··· RECORD EXCERPTS

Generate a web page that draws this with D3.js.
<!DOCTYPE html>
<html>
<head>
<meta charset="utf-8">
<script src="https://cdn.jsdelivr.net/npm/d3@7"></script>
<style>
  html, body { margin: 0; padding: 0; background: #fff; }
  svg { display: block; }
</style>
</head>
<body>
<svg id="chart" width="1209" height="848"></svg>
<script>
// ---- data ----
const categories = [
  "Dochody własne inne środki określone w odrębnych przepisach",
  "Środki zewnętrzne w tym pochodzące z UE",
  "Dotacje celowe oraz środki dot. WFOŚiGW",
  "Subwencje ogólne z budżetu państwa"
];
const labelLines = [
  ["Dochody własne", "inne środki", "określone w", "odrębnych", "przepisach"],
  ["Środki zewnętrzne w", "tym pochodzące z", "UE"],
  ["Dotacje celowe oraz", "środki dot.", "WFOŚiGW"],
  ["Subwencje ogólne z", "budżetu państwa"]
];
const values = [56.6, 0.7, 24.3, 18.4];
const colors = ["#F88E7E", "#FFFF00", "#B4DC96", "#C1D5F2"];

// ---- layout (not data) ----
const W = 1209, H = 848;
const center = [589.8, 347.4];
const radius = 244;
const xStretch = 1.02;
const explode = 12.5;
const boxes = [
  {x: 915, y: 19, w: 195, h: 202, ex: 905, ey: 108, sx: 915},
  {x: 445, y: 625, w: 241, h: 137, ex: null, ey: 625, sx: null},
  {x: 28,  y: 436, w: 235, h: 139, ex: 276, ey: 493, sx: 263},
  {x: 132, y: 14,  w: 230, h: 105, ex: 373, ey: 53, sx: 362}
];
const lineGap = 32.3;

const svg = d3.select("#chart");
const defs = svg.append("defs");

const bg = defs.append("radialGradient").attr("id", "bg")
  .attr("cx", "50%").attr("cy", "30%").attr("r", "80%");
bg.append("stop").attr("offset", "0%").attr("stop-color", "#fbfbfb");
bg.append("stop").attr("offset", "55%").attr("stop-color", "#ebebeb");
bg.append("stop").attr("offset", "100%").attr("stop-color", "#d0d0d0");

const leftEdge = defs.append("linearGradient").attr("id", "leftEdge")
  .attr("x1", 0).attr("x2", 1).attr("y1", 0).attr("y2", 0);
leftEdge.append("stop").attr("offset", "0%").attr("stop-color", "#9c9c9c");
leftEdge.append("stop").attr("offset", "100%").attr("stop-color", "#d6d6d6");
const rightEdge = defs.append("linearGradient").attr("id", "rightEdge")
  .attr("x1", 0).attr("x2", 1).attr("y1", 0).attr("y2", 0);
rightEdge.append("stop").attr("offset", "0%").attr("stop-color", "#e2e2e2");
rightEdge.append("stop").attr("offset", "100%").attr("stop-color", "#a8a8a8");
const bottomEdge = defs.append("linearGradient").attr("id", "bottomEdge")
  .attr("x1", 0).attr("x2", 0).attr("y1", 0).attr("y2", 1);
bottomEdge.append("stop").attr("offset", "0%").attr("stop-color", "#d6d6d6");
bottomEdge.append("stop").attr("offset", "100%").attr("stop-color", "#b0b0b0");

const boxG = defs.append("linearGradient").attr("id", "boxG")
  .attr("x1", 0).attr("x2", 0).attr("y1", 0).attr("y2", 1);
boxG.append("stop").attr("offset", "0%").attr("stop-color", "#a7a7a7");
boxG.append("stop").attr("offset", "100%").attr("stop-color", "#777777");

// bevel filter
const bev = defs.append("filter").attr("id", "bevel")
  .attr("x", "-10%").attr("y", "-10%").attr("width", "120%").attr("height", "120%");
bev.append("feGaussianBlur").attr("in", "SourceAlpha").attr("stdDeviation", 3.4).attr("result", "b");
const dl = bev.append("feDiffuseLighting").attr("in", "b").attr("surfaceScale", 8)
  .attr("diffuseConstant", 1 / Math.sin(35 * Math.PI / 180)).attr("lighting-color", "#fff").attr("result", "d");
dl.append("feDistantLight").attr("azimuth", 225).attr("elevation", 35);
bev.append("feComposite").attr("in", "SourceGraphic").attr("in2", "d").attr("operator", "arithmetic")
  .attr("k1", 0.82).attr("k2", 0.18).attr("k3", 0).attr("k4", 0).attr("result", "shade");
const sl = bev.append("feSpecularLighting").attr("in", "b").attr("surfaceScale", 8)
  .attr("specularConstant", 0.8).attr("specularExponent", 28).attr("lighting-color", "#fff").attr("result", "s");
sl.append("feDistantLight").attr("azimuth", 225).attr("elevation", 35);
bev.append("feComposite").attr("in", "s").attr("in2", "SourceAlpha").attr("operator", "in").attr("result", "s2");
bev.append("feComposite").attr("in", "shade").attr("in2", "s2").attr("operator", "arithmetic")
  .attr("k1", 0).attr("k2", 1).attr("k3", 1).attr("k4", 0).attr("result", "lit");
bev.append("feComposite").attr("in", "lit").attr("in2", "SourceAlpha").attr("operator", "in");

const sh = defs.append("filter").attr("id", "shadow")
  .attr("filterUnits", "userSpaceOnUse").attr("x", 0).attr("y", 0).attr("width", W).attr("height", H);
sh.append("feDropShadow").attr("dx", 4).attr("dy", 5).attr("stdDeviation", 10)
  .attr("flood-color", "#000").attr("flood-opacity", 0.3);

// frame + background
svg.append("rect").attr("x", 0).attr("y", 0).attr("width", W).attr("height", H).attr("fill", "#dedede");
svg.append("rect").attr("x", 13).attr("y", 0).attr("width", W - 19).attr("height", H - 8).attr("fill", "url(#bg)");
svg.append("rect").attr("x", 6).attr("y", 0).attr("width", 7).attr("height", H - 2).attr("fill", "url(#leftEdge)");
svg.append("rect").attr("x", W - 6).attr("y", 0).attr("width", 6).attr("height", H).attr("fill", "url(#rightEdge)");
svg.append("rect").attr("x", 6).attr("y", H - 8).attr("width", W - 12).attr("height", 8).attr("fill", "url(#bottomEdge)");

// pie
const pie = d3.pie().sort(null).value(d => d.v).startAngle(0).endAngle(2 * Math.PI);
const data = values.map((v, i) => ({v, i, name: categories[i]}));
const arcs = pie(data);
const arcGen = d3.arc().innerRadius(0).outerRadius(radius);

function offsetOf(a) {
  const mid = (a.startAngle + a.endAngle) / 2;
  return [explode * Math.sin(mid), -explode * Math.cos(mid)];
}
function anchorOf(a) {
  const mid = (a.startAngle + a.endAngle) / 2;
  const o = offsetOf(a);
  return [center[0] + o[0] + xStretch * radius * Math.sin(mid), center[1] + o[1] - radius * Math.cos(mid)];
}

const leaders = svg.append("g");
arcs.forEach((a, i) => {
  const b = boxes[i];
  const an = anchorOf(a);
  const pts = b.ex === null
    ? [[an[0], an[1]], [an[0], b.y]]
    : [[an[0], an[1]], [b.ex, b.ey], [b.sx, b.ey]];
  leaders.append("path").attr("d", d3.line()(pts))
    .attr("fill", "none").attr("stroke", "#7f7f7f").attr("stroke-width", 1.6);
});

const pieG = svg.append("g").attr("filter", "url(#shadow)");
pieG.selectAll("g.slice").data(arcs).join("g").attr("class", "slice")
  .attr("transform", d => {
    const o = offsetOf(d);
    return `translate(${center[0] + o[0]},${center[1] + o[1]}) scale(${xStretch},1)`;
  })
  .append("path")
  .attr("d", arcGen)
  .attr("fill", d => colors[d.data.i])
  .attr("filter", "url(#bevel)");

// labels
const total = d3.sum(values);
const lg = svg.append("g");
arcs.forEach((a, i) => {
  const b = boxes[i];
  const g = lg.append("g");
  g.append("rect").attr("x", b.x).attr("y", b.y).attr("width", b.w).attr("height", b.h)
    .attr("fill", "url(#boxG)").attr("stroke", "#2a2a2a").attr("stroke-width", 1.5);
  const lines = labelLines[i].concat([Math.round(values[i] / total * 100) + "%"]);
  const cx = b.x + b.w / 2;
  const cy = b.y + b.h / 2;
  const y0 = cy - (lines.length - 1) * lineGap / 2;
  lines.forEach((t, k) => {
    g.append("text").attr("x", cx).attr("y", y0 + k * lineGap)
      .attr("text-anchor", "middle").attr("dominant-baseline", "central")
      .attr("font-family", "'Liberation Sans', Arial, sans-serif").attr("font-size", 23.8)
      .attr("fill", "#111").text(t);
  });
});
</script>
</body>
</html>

······
··· RECORD EXCERPTS

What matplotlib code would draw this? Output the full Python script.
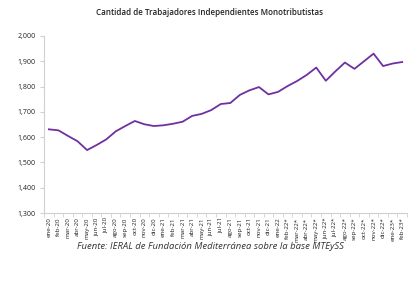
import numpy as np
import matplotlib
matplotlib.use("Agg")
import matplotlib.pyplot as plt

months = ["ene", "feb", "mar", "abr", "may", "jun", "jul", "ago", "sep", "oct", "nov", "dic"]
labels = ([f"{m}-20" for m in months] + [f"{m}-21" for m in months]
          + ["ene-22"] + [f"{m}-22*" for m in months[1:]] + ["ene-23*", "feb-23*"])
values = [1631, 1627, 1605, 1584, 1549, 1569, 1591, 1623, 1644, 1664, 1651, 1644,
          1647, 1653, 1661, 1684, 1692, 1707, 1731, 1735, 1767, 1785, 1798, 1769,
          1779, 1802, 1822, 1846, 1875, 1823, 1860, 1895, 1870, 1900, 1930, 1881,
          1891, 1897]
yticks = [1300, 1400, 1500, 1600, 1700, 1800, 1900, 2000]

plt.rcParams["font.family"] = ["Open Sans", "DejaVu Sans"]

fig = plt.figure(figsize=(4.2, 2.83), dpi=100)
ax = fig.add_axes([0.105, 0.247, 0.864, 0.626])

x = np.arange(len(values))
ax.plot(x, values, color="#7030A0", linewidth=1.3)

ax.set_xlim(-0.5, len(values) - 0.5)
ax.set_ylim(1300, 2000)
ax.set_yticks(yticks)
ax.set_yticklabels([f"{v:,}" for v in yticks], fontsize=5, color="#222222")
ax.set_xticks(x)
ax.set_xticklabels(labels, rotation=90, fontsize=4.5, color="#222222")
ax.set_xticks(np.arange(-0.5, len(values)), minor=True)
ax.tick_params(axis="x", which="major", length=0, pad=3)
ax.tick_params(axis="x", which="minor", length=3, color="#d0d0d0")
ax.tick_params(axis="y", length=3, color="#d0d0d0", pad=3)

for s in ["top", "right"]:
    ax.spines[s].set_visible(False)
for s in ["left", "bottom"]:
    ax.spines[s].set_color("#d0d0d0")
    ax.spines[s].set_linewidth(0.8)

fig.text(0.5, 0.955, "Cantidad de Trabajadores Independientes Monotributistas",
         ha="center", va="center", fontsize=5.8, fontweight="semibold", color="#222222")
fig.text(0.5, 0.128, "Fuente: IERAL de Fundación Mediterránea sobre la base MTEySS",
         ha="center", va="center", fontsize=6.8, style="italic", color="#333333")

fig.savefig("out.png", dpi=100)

······

▸ **SET EXERCISE**: Pictures excluded, retype exactly the lines running from the one with "What matplotlib code" through the one with "import matplotlib.pyplot as plt". Include both end lines and nothing more.

▸ **EXERCISE RESPONSE**:
What matplotlib code would draw this? Output the full Python script.
import numpy as np
import matplotlib
matplotlib.use("Agg")
import matplotlib.pyplot as plt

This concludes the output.